§ **Description of the task**
Data follows below. Repeat exactly the lines between the line holding "Clone this diagram in TikZ." and the line holding "(intpeers) at (555.5,174)", inclusive, and nothing more; drop pictures.

§ **Data provided**
▽
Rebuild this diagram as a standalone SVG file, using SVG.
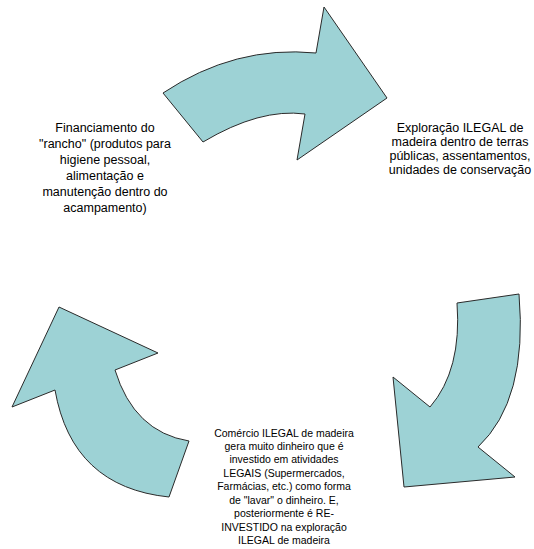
△
▽
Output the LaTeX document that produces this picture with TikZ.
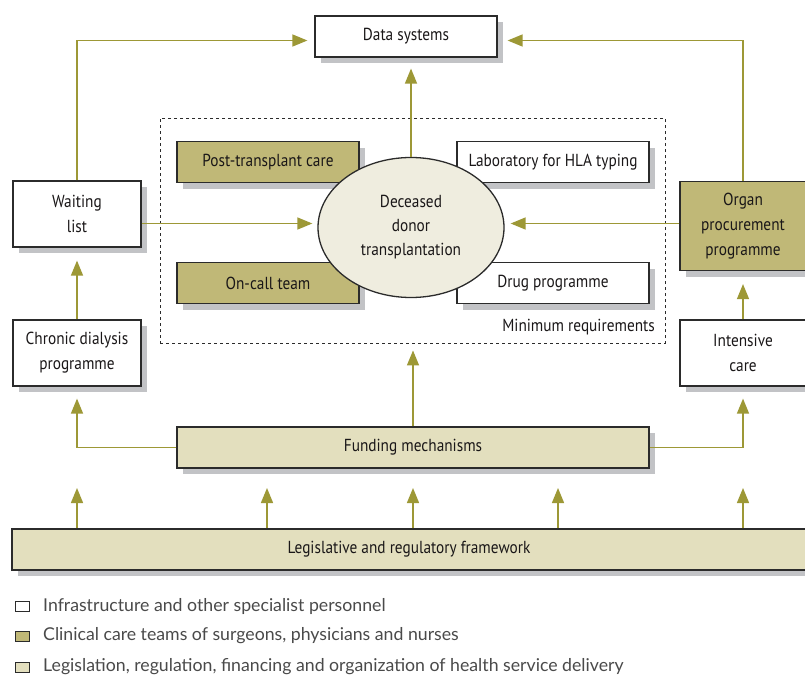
△
▽
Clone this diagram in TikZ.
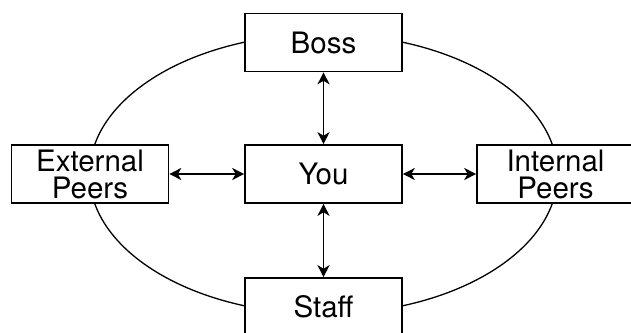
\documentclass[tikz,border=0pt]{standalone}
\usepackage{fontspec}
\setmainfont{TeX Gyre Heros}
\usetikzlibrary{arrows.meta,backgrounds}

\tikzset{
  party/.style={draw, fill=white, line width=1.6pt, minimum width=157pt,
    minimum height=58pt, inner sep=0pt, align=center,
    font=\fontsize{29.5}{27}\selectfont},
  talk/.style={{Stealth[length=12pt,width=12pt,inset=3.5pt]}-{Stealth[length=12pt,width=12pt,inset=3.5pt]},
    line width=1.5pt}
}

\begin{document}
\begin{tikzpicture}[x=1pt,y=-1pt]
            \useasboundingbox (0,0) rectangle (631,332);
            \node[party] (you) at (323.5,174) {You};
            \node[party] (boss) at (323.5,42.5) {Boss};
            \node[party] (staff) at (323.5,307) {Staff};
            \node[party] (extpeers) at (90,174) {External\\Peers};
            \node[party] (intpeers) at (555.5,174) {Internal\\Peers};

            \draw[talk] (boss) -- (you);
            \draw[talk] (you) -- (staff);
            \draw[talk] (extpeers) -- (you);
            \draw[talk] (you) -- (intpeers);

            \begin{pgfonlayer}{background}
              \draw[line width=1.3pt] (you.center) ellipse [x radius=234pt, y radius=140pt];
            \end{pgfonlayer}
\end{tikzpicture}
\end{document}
△
§ **Expected answer**
Clone this diagram in TikZ.
\documentclass[tikz,border=0pt]{standalone}
\usepackage{fontspec}
\setmainfont{TeX Gyre Heros}
\usetikzlibrary{arrows.meta,backgrounds}

\tikzset{
  party/.style={draw, fill=white, line width=1.6pt, minimum width=157pt,
    minimum height=58pt, inner sep=0pt, align=center,
    font=\fontsize{29.5}{27}\selectfont},
  talk/.style={{Stealth[length=12pt,width=12pt,inset=3.5pt]}-{Stealth[length=12pt,width=12pt,inset=3.5pt]},
    line width=1.5pt}
}

\begin{document}
\begin{tikzpicture}[x=1pt,y=-1pt]
            \useasboundingbox (0,0) rectangle (631,332);
            \node[party] (you) at (323.5,174) {You};
            \node[party] (boss) at (323.5,42.5) {Boss};
            \node[party] (staff) at (323.5,307) {Staff};
            \node[party] (extpeers) at (90,174) {External\\Peers};
            \node[party] (intpeers) at (555.5,174) {Internal\\Peers};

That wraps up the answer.